◆ WRITTEN REQUEST
Would you print the records below from the first line through the line containing "const yTicks = [0, 20, 40, 60, 80, 100];", skipping the pictures?
-- START OF PROVIDED DATA --
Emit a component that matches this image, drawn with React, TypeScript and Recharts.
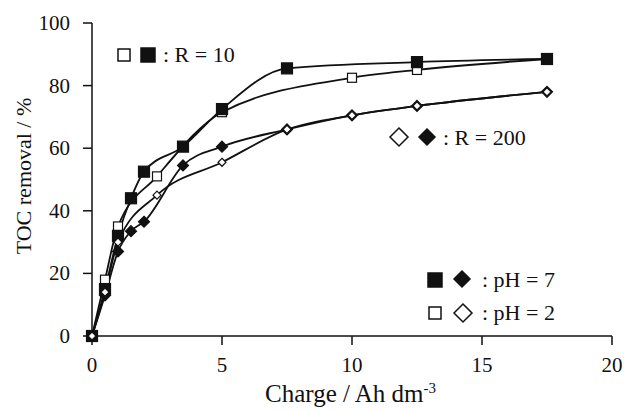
import React from 'react';
import { LineChart, Line, XAxis, YAxis } from 'recharts';

const xR10pH7 = [0, 0.5, 1, 1.5, 2, 3.5, 5, 7.5, 12.5, 17.5];
const yR10pH7 = [0, 15, 32, 44, 52.5, 60.5, 72.5, 85.5, 87.5, 88.5];
const xR10pH2 = [0, 0.5, 1, 2.5, 5, 10, 12.5, 17.5];
const yR10pH2 = [0, 18, 35, 51, 71.5, 82.5, 85, 88.5];
const xR200pH7 = [0, 0.5, 1, 1.5, 2, 3.5, 5, 7.5, 10, 12.5, 17.5];
const yR200pH7 = [0, 13, 27, 33.5, 36.5, 54.5, 60.5, 66, 70.5, 73.5, 78];
const xR200pH2 = [0, 0.5, 1, 2.5, 5, 7.5, 10, 12.5, 17.5];
const yR200pH2 = [0, 14, 30, 45, 55.5, 66, 70.5, 73.5, 78];

const xTicks = [0, 5, 10, 15, 20];
const yTicks = [0, 20, 40, 60, 80, 100];

const toRows = (xs: number[], ys: number[]) => xs.map((x, i) => ({ x, y: ys[i] }));

const FONT = '"Liberation Serif", "Times New Roman", serif';

const squareDot = (size: number, filled: boolean) => (props: any) => {
  const { cx, cy, index } = props;
  if (cx == null || cy == null) return <g key={`s${index}`} />;
  return (
    <rect
      key={`s${index}`}
      x={cx - size / 2}
      y={cy - size / 2}
      width={size}
      height={size}
      fill={filled ? '#111' : '#fff'}
      stroke="#111"
      strokeWidth={1.2}
    />
  );
};

const diamondDot = (size: number, filled: boolean) => (props: any) => {
  const { cx, cy, index } = props;
  if (cx == null || cy == null) return <g key={`d${index}`} />;
  const h = size / 2;
  return (
    <path
      key={`d${index}`}
      d={`M${cx},${cy - h} L${cx + h},${cy} L${cx},${cy + h} L${cx - h},${cy} Z`}
      fill={filled ? '#111' : '#fff'}
      stroke="#111"
      strokeWidth={1.2}
    />
  );
};

const XTick = (props: any) => {
  const { x, y, payload } = props;
  return (
    <text x={x} y={y + 16} textAnchor="middle" fontFamily={FONT} fontSize={21} fill="#111">
      {payload.value}
    </text>
  );
};

const YTick = (props: any) => {
  const { x, y, payload } = props;
  return (
    <text x={x} y={y + 7} textAnchor="end" fontFamily={FONT} fontSize={21} fill="#111">
      {payload.value}
    </text>
  );
};

const Sq = ({ x, y, s, filled }: { x: number; y: number; s: number; filled: boolean }) => (
  <rect x={x - s / 2} y={y - s / 2} width={s} height={s} fill={filled ? '#111' : '#fff'} stroke="#111" strokeWidth={1.5} />
);
const Dm = ({ x, y, s, filled }: { x: number; y: number; s: number; filled: boolean }) => (
  <path
    d={`M${x},${y - s / 2} L${x + s / 2},${y} L${x},${y + s / 2} L${x - s / 2},${y} Z`}
    fill={filled ? '#111' : '#fff'}
    stroke="#111"
    strokeWidth={1.5}
  />
);

export default function App() {
  return (
    <div style={{ position: 'absolute', left: 0, top: 0, width: 625, height: 412, background: '#fff', fontFamily: FONT }}>
      <LineChart width={625} height={412} margin={{ top: 23, right: 13, bottom: 0, left: 0 }}>
        <XAxis
          xAxisId="b"
          dataKey="x"
          type="number"
          domain={[0, 20]}
          ticks={xTicks}
          height={76}
          tickSize={9}
          tickMargin={11}
          tick={<XTick />}
          axisLine={{ stroke: '#111', strokeWidth: 1.5 }}
          tickLine={{ stroke: '#111', strokeWidth: 1.5 }}
          allowDuplicatedCategory={false}
        />
        <XAxis
          xAxisId="t"
          orientation="top"
          dataKey="x"
          type="number"
          domain={[0, 20]}
          height={0}
          tick={false}
          tickLine={false}
          axisLine={{ stroke: '#111', strokeWidth: 1.5 }}
          allowDuplicatedCategory={false}
        />
        <YAxis
          yAxisId="l"
          type="number"
          domain={[0, 100]}
          ticks={yTicks}
          width={92}
          tickSize={9}
          tickMargin={13}
          tick={<YTick />}
          axisLine={{ stroke: '#111', strokeWidth: 1.5 }}
          tickLine={{ stroke: '#111', strokeWidth: 1.5 }}
        />
        <YAxis
          yAxisId="r"
          orientation="right"
          type="number"
          domain={[0, 100]}
          width={0}
          tick={false}
          tickLine={false}
          axisLine={{ stroke: '#111', strokeWidth: 1.5 }}
        />
        <Line
          xAxisId="b"
          yAxisId="l"
          data={toRows(xR10pH2, yR10pH2)}
          dataKey="y"
          type="monotone"
          stroke="#111"
          strokeWidth={1.8}
          dot={squareDot(9, false)}
          isAnimationActive={false}
        />
        <Line
          xAxisId="b"
          yAxisId="l"
          data={toRows(xR10pH7, yR10pH7)}
          dataKey="y"
          type="monotone"
          stroke="#111"
          strokeWidth={1.8}
          dot={squareDot(11, true)}
          isAnimationActive={false}
        />
        <Line
          xAxisId="b"
          yAxisId="l"
          data={toRows(xR200pH7, yR200pH7)}
          dataKey="y"
          type="monotone"
          stroke="#111"
          strokeWidth={1.8}
          dot={diamondDot(11, true)}
          isAnimationActive={false}
        />
        <Line
          xAxisId="b"
          yAxisId="l"
          data={toRows(xR200pH2, yR200pH2)}
          dataKey="y"
          type="monotone"
          stroke="#111"
          strokeWidth={1.8}
          dot={diamondDot(8, false)}
          isAnimationActive={false}
        />
      </LineChart>
      <svg
        width={625}
        height={412}
        style={{ position: 'absolute', left: 0, top: 0, pointerEvents: 'none' }}
        fontFamily={FONT}
        fill="#111"
      >
        <text x={31} y={176} fontSize={22} textAnchor="middle" transform="rotate(-90 31 176)">
          TOC removal / %
        </text>
        <text x={265} y={402} fontSize={25}>
          <tspan>Charge / Ah dm</tspan>
          <tspan fontSize={15} dy={-9}>-3</tspan>
        </text>

        <Sq x={124} y={55} s={12} filled={false} />
        <Sq x={148} y={55} s={14} filled={true} />
        <text x={163} y={62} fontSize={22}>: R = 10</text>

        <Dm x={399} y={137} s={18} filled={false} />
        <Dm x={427} y={137} s={16} filled={true} />
        <text x={443} y={145} fontSize={22}>: R = 200</text>

        <Sq x={435} y={280} s={14} filled={true} />
        <Dm x={462} y={279} s={16} filled={true} />
        <text x={482} y={287} fontSize={22}>: pH = 7</text>

        <Sq x={435} y={313} s={12} filled={false} />
        <Dm x={463} y={313} s={18} filled={false} />
        <text x={482} y={320} fontSize={22}>: pH = 2</text>
      </svg>
    </div>
  );
}
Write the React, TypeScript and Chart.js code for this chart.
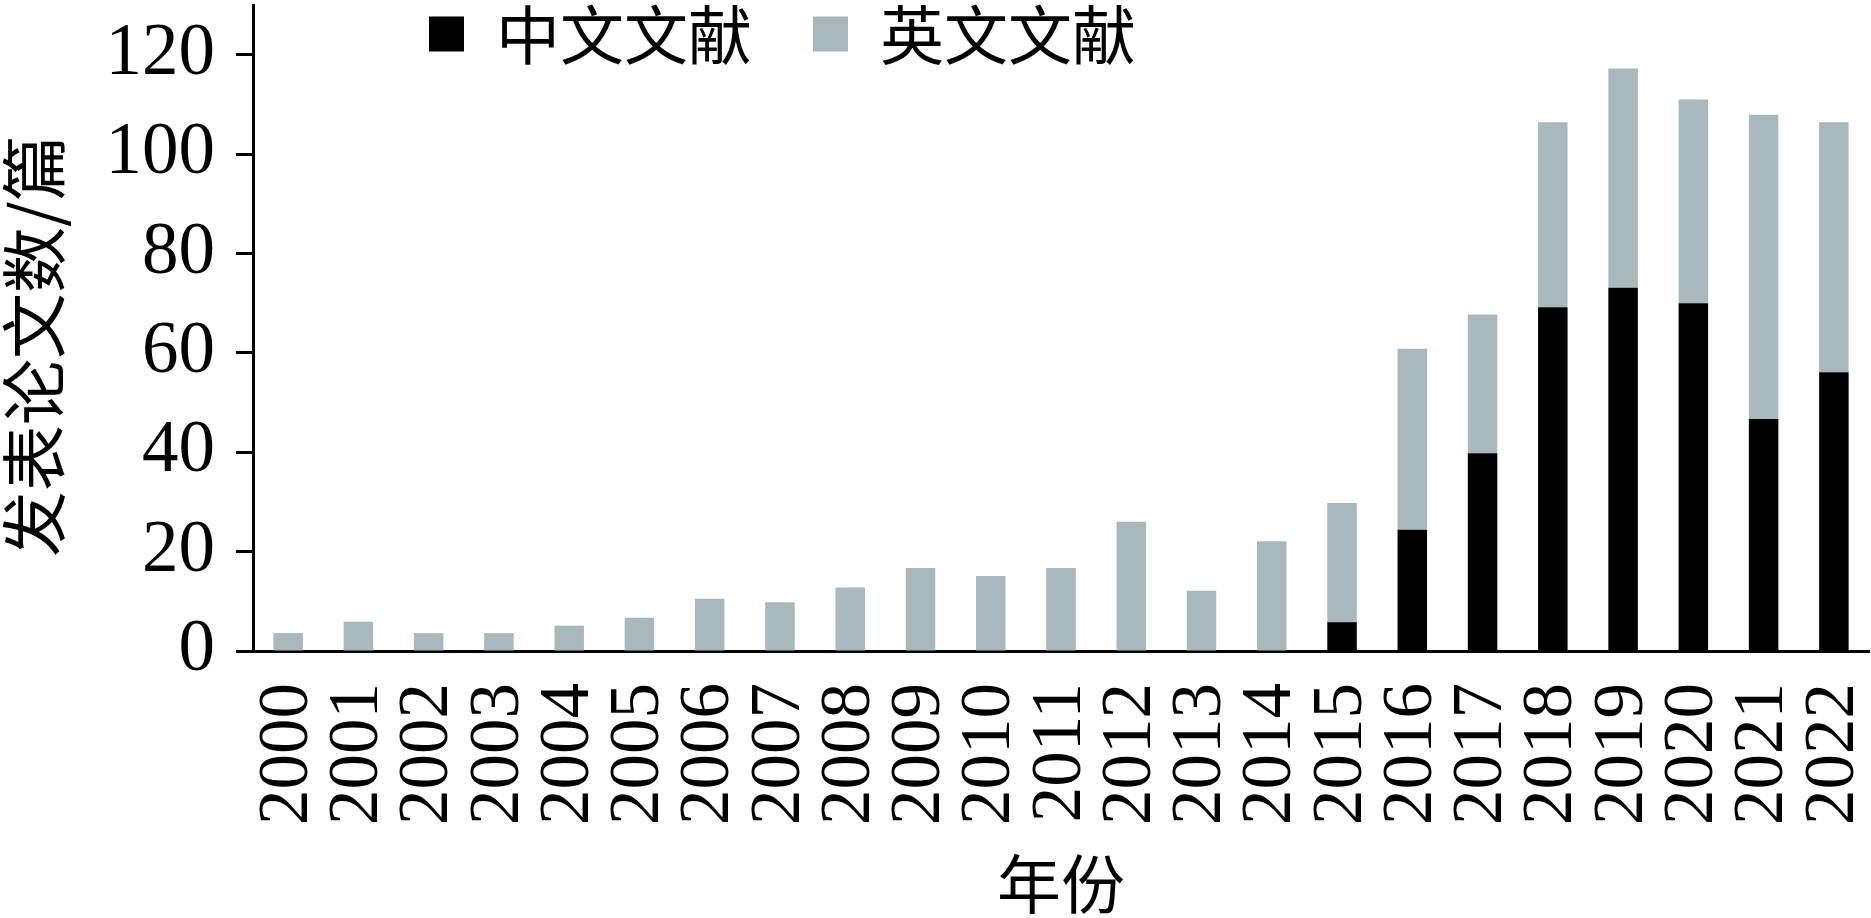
import React, { useEffect, useRef } from "react";
import { Chart, registerables } from "chart.js";

Chart.register(...registerables);

const years = [
  "2000", "2001", "2002", "2003", "2004", "2005", "2006", "2007", "2008", "2009", "2010", "2011",
  "2012", "2013", "2014", "2015", "2016", "2017", "2018", "2019", "2020", "2021", "2022",
];
const chineseLabel = "中文文献";
const englishLabel = "英文文献";
const chineseCounts = [0, 0, 0, 0, 0, 0, 0, 0, 0, 0, 0, 0, 0, 0, 0, 5.8, 24.4, 39.8, 69.2, 73.1, 70.0, 46.7, 56.1];
const englishCounts = [3.6, 5.9, 3.6, 3.6, 5.1, 6.7, 10.5, 9.8, 12.8, 16.7, 15.1, 16.7, 26.0, 12.1, 22.1, 24.0, 36.4, 27.9, 37.2, 44.1, 41.0, 61.2, 50.3];
const yTitle = "发表论文数/篇";
const xTitle = "年份";
const yMax = 130;
const yStep = 10;
const yLabelEvery = 20;

const W = 1871;
const H = 918;
const SERIF = '"Liberation Serif", "Noto Sans CJK SC", serif';
const CJK = '"Noto Sans CJK SC", "Liberation Serif", sans-serif';

const overlayPlugin = {
  id: "overlay",
  afterDraw(chart: any) {
    const ctx = chart.ctx;
    ctx.save();
    // custom legend
    ctx.font = `64px ${CJK}`;
    ctx.textBaseline = "middle";
    ctx.textAlign = "left";
    let x = 429;
    const sq = 35;
    const cy = 34;
    chart.data.datasets.forEach((ds: any) => {
      ctx.fillStyle = ds.backgroundColor;
      ctx.fillRect(x, cy - sq / 2, sq, sq);
      x += sq + 32;
      ctx.fillStyle = "#000";
      ctx.fillText(ds.label, x, cy + 1);
      x += ctx.measureText(ds.label).width + 61;
    });
    // y axis title
    ctx.translate(34, 346);
    ctx.rotate(-Math.PI / 2);
    ctx.textAlign = "center";
    ctx.fillStyle = "#000";
    ctx.font = `66px ${CJK}`;
    ctx.fillText(yTitle, 0, 0);
    ctx.restore();
  },
};

export default function App() {
  const ref = useRef<HTMLCanvasElement | null>(null);

  useEffect(() => {
    document.body.style.margin = "0";
    const canvas = ref.current;
    if (!canvas) return;
    const chart = new Chart(canvas, {
      type: "bar",
      data: {
        labels: years,
        datasets: [
          {
            label: chineseLabel,
            data: chineseCounts,
            backgroundColor: "#000000",
            borderWidth: 0,
            categoryPercentage: 1,
            barPercentage: 0.42,
          },
          {
            label: englishLabel,
            data: englishCounts,
            backgroundColor: "#A9B8BC",
            borderWidth: 0,
            categoryPercentage: 1,
            barPercentage: 0.42,
          },
        ],
      },
      options: {
        responsive: false,
        devicePixelRatio: 1,
        animation: false,
        layout: { padding: { left: 0, right: 2, top: 5, bottom: 0 } },
        plugins: {
          legend: { display: false },
          tooltip: { enabled: false },
          title: { display: false },
        },
        scales: {
          x: {
            stacked: true,
            grid: { display: false, drawTicks: false },
            border: { display: true, color: "#000", width: 3 },
            ticks: {
              color: "#000",
              font: { family: SERIF, size: 71 },
              minRotation: 90,
              maxRotation: 90,
              autoSkip: false,
              padding: 32,
            },
            title: {
              display: true,
              text: xTitle,
              color: "#000",
              font: { family: CJK, size: 64, lineHeight: 1 },
              padding: { top: 0, bottom: 2 },
            },
            afterFit(scale: any) {
              scale.height = 267;
              scale.paddingLeft = 0;
              scale.paddingRight = 0;
            },
          },
          y: {
            stacked: true,
            min: 0,
            max: yMax,
            grid: {
              display: true,
              drawOnChartArea: false,
              drawTicks: true,
              tickLength: 17,
              tickWidth: 3,
              tickColor: "#000",
            },
            border: { display: true, color: "#000", width: 3 },
            ticks: {
              stepSize: yStep,
              color: "#000",
              padding: 21,
              font: { family: SERIF, size: 73 },
              callback: (v: any) => (Number(v) % yLabelEvery === 0 ? String(v) : ""),
            },
            afterFit(scale: any) {
              scale.width = 253;
              scale.paddingTop = 0;
              scale.paddingBottom = 0;
            },
          },
        },
      },
      plugins: [overlayPlugin],
    });
    return () => chart.destroy();
  }, []);

  return (
    <div style={{ width: W, height: H, background: "#fff" }}>
      <canvas ref={ref} width={W} height={H} style={{ display: "block", width: W, height: H }} />
    </div>
  );
}
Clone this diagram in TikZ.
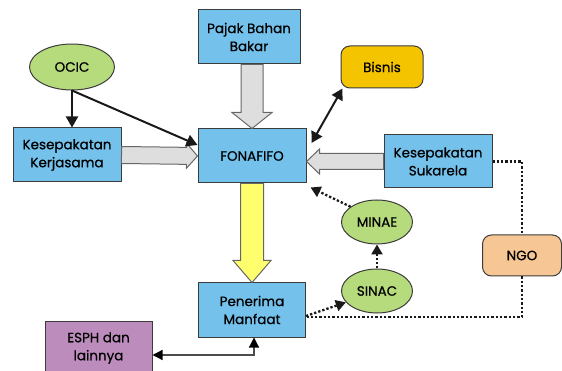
-- END OF PROVIDED DATA --
◆ EXERCISE RESPONSE
Emit a component that matches this image, drawn with React, TypeScript and Recharts.
import React from 'react';
import { LineChart, Line, XAxis, YAxis } from 'recharts';

const xR10pH7 = [0, 0.5, 1, 1.5, 2, 3.5, 5, 7.5, 12.5, 17.5];
const yR10pH7 = [0, 15, 32, 44, 52.5, 60.5, 72.5, 85.5, 87.5, 88.5];
const xR10pH2 = [0, 0.5, 1, 2.5, 5, 10, 12.5, 17.5];
const yR10pH2 = [0, 18, 35, 51, 71.5, 82.5, 85, 88.5];
const xR200pH7 = [0, 0.5, 1, 1.5, 2, 3.5, 5, 7.5, 10, 12.5, 17.5];
const yR200pH7 = [0, 13, 27, 33.5, 36.5, 54.5, 60.5, 66, 70.5, 73.5, 78];
const xR200pH2 = [0, 0.5, 1, 2.5, 5, 7.5, 10, 12.5, 17.5];
const yR200pH2 = [0, 14, 30, 45, 55.5, 66, 70.5, 73.5, 78];

const xTicks = [0, 5, 10, 15, 20];
const yTicks = [0, 20, 40, 60, 80, 100];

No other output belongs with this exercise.